Requirement
Pictures aside, quote the whole listing exactly.

Given information
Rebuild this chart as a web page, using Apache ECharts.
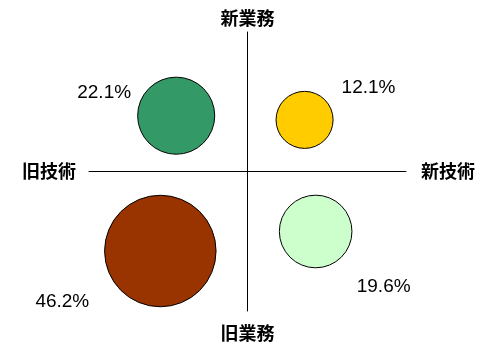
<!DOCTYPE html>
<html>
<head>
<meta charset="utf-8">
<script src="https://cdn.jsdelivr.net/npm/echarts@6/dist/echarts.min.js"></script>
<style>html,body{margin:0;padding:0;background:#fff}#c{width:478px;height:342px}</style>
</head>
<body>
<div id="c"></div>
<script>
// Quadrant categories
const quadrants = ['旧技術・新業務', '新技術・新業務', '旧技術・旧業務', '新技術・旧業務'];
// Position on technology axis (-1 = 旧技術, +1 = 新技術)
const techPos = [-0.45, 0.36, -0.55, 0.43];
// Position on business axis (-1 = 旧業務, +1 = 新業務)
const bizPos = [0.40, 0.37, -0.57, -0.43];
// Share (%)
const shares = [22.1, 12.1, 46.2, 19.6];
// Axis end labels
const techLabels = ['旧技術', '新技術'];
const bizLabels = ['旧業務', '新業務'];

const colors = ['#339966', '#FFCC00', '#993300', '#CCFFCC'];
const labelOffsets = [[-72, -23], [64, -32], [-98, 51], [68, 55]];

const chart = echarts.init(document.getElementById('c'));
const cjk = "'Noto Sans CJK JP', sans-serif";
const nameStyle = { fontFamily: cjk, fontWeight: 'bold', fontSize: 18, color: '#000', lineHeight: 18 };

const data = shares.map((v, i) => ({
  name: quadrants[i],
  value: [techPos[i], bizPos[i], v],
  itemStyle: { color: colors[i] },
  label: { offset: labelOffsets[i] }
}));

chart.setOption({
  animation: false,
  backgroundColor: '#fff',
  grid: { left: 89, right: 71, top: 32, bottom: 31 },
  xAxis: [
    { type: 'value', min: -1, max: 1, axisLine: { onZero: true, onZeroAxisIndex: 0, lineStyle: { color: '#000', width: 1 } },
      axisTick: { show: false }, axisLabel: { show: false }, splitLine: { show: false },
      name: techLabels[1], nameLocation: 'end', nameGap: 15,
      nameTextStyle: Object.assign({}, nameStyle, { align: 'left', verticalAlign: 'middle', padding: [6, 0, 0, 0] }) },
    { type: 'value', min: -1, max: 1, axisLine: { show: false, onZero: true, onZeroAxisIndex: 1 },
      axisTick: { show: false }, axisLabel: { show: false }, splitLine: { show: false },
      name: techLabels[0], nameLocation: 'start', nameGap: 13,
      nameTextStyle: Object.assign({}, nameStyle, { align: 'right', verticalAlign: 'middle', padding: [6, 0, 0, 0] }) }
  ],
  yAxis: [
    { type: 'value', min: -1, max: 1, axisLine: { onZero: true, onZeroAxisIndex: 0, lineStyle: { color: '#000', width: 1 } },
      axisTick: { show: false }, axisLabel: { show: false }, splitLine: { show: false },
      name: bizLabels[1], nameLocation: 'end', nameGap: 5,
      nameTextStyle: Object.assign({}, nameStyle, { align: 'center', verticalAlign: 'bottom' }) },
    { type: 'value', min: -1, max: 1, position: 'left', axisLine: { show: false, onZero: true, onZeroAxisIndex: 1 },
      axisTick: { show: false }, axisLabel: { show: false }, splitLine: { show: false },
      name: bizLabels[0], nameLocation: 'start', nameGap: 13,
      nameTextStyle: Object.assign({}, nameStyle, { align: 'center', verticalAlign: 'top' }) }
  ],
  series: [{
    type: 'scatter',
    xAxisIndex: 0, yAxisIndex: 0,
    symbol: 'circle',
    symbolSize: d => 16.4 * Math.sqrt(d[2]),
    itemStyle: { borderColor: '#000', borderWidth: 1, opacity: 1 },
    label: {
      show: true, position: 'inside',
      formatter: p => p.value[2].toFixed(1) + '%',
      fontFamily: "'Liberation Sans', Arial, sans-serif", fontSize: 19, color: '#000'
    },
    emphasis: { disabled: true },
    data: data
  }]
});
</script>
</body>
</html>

Reply to the task
Rebuild this chart as a web page, using Apache ECharts.
<!DOCTYPE html>
<html>
<head>
<meta charset="utf-8">
<script src="https://cdn.jsdelivr.net/npm/echarts@6/dist/echarts.min.js"></script>
<style>html,body{margin:0;padding:0;background:#fff}#c{width:478px;height:342px}</style>
</head>
<body>
<div id="c"></div>
<script>
// Quadrant categories
const quadrants = ['旧技術・新業務', '新技術・新業務', '旧技術・旧業務', '新技術・旧業務'];
// Position on technology axis (-1 = 旧技術, +1 = 新技術)
const techPos = [-0.45, 0.36, -0.55, 0.43];
// Position on business axis (-1 = 旧業務, +1 = 新業務)
const bizPos = [0.40, 0.37, -0.57, -0.43];
// Share (%)
const shares = [22.1, 12.1, 46.2, 19.6];
// Axis end labels
const techLabels = ['旧技術', '新技術'];
const bizLabels = ['旧業務', '新業務'];

const colors = ['#339966', '#FFCC00', '#993300', '#CCFFCC'];
const labelOffsets = [[-72, -23], [64, -32], [-98, 51], [68, 55]];

const chart = echarts.init(document.getElementById('c'));
const cjk = "'Noto Sans CJK JP', sans-serif";
const nameStyle = { fontFamily: cjk, fontWeight: 'bold', fontSize: 18, color: '#000', lineHeight: 18 };

const data = shares.map((v, i) => ({
  name: quadrants[i],
  value: [techPos[i], bizPos[i], v],
  itemStyle: { color: colors[i] },
  label: { offset: labelOffsets[i] }
}));

chart.setOption({
  animation: false,
  backgroundColor: '#fff',
  grid: { left: 89, right: 71, top: 32, bottom: 31 },
  xAxis: [
    { type: 'value', min: -1, max: 1, axisLine: { onZero: true, onZeroAxisIndex: 0, lineStyle: { color: '#000', width: 1 } },
      axisTick: { show: false }, axisLabel: { show: false }, splitLine: { show: false },
      name: techLabels[1], nameLocation: 'end', nameGap: 15,
      nameTextStyle: Object.assign({}, nameStyle, { align: 'left', verticalAlign: 'middle', padding: [6, 0, 0, 0] }) },
    { type: 'value', min: -1, max: 1, axisLine: { show: false, onZero: true, onZeroAxisIndex: 1 },
      axisTick: { show: false }, axisLabel: { show: false }, splitLine: { show: false },
      name: techLabels[0], nameLocation: 'start', nameGap: 13,
      nameTextStyle: Object.assign({}, nameStyle, { align: 'right', verticalAlign: 'middle', padding: [6, 0, 0, 0] }) }
  ],
  yAxis: [
    { type: 'value', min: -1, max: 1, axisLine: { onZero: true, onZeroAxisIndex: 0, lineStyle: { color: '#000', width: 1 } },
      axisTick: { show: false }, axisLabel: { show: false }, splitLine: { show: false },
      name: bizLabels[1], nameLocation: 'end', nameGap: 5,
      nameTextStyle: Object.assign({}, nameStyle, { align: 'center', verticalAlign: 'bottom' }) },
    { type: 'value', min: -1, max: 1, position: 'left', axisLine: { show: false, onZero: true, onZeroAxisIndex: 1 },
      axisTick: { show: false }, axisLabel: { show: false }, splitLine: { show: false },
      name: bizLabels[0], nameLocation: 'start', nameGap: 13,
      nameTextStyle: Object.assign({}, nameStyle, { align: 'center', verticalAlign: 'top' }) }
  ],
  series: [{
    type: 'scatter',
    xAxisIndex: 0, yAxisIndex: 0,
    symbol: 'circle',
    symbolSize: d => 16.4 * Math.sqrt(d[2]),
    itemStyle: { borderColor: '#000', borderWidth: 1, opacity: 1 },
    label: {
      show: true, position: 'inside',
      formatter: p => p.value[2].toFixed(1) + '%',
      fontFamily: "'Liberation Sans', Arial, sans-serif", fontSize: 19, color: '#000'
    },
    emphasis: { disabled: true },
    data: data
  }]
});
</script>
</body>
</html>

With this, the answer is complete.